Grants and Contributions:

Grant or Award spanning more than one fiscal year. (2017-2018 to 2022-2023)

The dream of biomedical device industries is to provide patients and clinicians with a new generation of implants that can perform its function then dissolve in the host body, eliminating the harmful effects of current permanent implants. Biodegradable metals, having the combination of strength, ductility and degradability, have been viewed as the ideal materials for making those dreamed implants. Published works on biodegradable metals have been significantly increasing from less than 50 papers in 2005 to more than 2,000 over 10 years. These metals have been attracting researchers in academia and industries alike as they can potentially revolutionize the medical products. The future trend goes toward adding bioactivities and exploring new clinical applications that require a temporary presence of load bearing implants. One of the latest development is the introduction of its porous structure for bone scaffolds. I am among the first to introduce porous biodegradable metal scaffolds with the works on new composites of porous iron-poly(lactic- co -glycolic acid) as reported in Nature’s Scientific Reports .

Having worked independently in biodegradable metals research in the past 6 years, I defined my long-term objective to develop world-recognized expertise in novel innovative biomaterials with fundamental understanding of their material-process-corrosion relationship . Within 5 years, I will address the current challenge and need for bioactive biomaterials and explore new applications of biodegradable metals. At one direction, I will develop new class of bioactive iron-based porous metals in view of bone scaffold applications. The porous iron will be the backbone for incorporating bioactive compounds like Ca-P and Ag ions via conversion coating technique. Another direction is on developing novel biodegradable metals in view of new application in urology. Having discussed with urologists, I understood there is an unfulfilled need for strong temporary ureteral stents where engineering should take the role. Magnesium and zinc alloys are the ideal materials to make the stent with superior mechanical property than that made of polymers. The works in both directions are intended to make a lasting effect by understanding process-structure-property relationship of the developed materials.

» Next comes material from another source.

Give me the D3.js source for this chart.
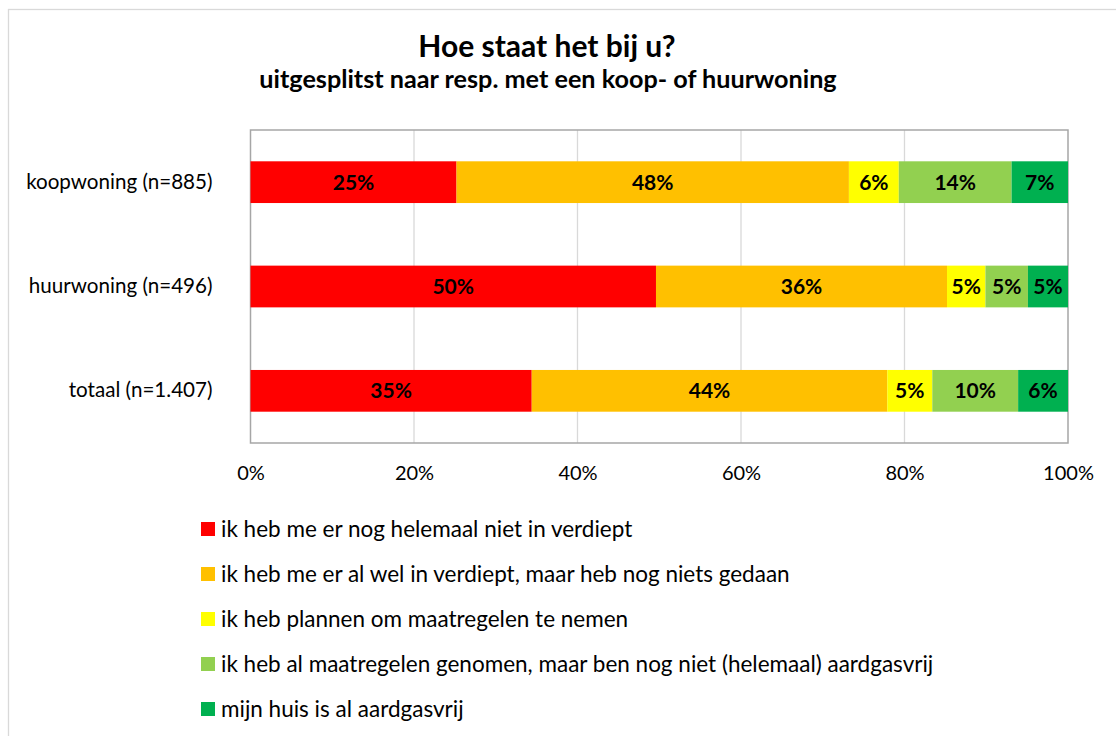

I will bring valid evidence of the optimum mechanical and corrosion properties of bioactive porous iron and novel alloys as new technological platform applicable to scaffold and ureteral stents, respectively. I will both advance knowledge and train high qualified personnel to acquire expertise in the key areas of science and engineering for Canada. Four graduate students were recruited and have been initiating works planned in this program with some preliminary results. The support from NSERC plays an important role to the continuation of their training and the establishment of our young research group.